HAMMOND'S POISE STEADIES WILD TO 4-1 WIN AGAINST SAN ANTONIOMar 13, 2019
By Tom Witosky
Iowa Wild goalie Andrew Hammond moved quickly to the near post of his goal as San Antonio forward Jordan Kyrou chipped a shot at him from just outside the crease.
Hammond blocked then cleared the puck to the other side of the ice in a continuous motion, thwarting Kyrou’s attempt to give the Rampage a quick 1-0 lead in the opening moments of the Wild’s crucial contest against San Antonio Tuesday night.
Iowa defenders had opened the game with a turnover near their goal, but Hammond’s alert play transformed a potentially major mistake into nothing more than his first save on a night when the Wild didn’t play their best game, but still took a 4-1 victory in their first game on home ice in nearly three weeks.
“When the goalie makes that kind of save, it is a lot like scoring because the game stays at 0-0 or you maintain a lead,” Iowa Head Coach Tim Army said after the game. “That is what he did tonight.”
The Iowa victory recharged the Wild’s push for a Central Division regular-season title despite a disappointing loss to the division-leading Chicago Wolves on Saturday. The win put the Wild at 76 points, tied with the Grand Rapids Griffins for second place and just three points behind Chicago.
Moreover, with just 14 games left in the season, the Wild now finds itself nine points ahead of the Texas Stars, which sits in the fourth and final spot for playoff eligibility. Army is optimistic about the Wild making the playoffs for the first time in franchise history and going deep in the Calder Cup Playoffs.
“Most importantly from here and to the end, we are expecting to play into June; all of these games are against good teams and everyone is fighting for something,” Army said. “We are going to have to battle to find a way to win and that is what we did tonight.”
Hammond, a six-year veteran with NHL playoff experience with the Ottawa Senators and Colorado Avalanche, is likely to play a big role in whether the Wild makes the playoffs and how far the team will go.

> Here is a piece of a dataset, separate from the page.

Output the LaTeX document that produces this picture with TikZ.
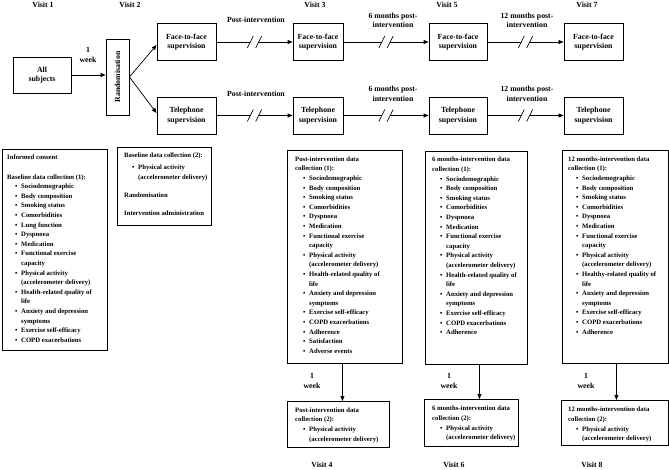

The 31-year-old Surrey, B.C., native has compiled a 15-7 record this season and has won four consecutive games since returning from an upper-body injury on March 1. Signed by Minnesota initially to compete for the NHL backup goalie position with Alex Stalock, Hammond has shared goaltending duties with rookie Kaapo Kahkonen, giving the Wild its most solid goalie combination in its six seasons in Iowa.
“There is a lot riding on each game and it definitely helps to have a top goalie and we happen to have two good ones,” Army said. “But to have someone with playoff experience at the NHL level in goal is not only good for the whole team, it’s good for Kaapo to be able to learn from him. He is competitive, but he is poised.”
Hammond’s poise has become a key element for the team in its playoff pursuit. The key to his composure in crucial games, Hammond said, is based on focusing on what’s happening at the moment, not so much the outcome.
“You try to stay more level headed and just focus on the details of the game,” Hammond said, adding that communication between players is most essential to winning. “The closer you get to the end of the season, good communication becomes even more important because it is small plays that decide games.”
Tuesday night, Iowa’s first goal showed just how a small pass can turn a game around. Cal O’Reilly picked up a loose puck along the right dasher boards in the San Antonio zone. Skating toward the blueline, O’Reilly noticed Nate Prosser skating toward him and simply left the puck for the onrushing defenseman.
“I saw him coming down so I just left it and he skated right into it,” O’Reilly said.
Prosser took the puck a couple of strides then snapped a pass across the ice to Will Bitten standing just inside the left circle by himself. Rampage goalie Ville Husso blocked the first attempt but failed to contain the rebound, giving Bitten a second shot that he drove into the net.
“Cal is the master of the chessboard. He knows where the pieces are and he makes everyone better around him,” Army said.
The veteran coach added that O’Reilly, who also scored a power-play goal to put the Wild into a 2-1 lead in the second period, delivers the same kind of composed leadership that Hammond provides.
“He is the right voice in the room,” Army said. “He is completely invested and has the demeanor that is needed. When he thinks something needs to change, he says so and the guys follow what he says.”
Even with the win, Hammond and O’Reilly agreed after the game the team didn’t play as well as it can.
“It was pretty clear we didn’t have our best stuff,” Hammond said. “But the big thing was that we were able to control the game still by playing the puck into the right areas and defended against their rush pretty well, even though it’s given us problems in the past.”
O’Reilly agreed and pointed out all that matters is winning.
“When we made mistakes tonight, we had guys stepping up with a block or chipping the puck out of the zone or checking the puck away or Hammy making a save,” O’Reilly said. “That is what you need to do when you don’t have your best game going. The bottom line is we found a way to win.”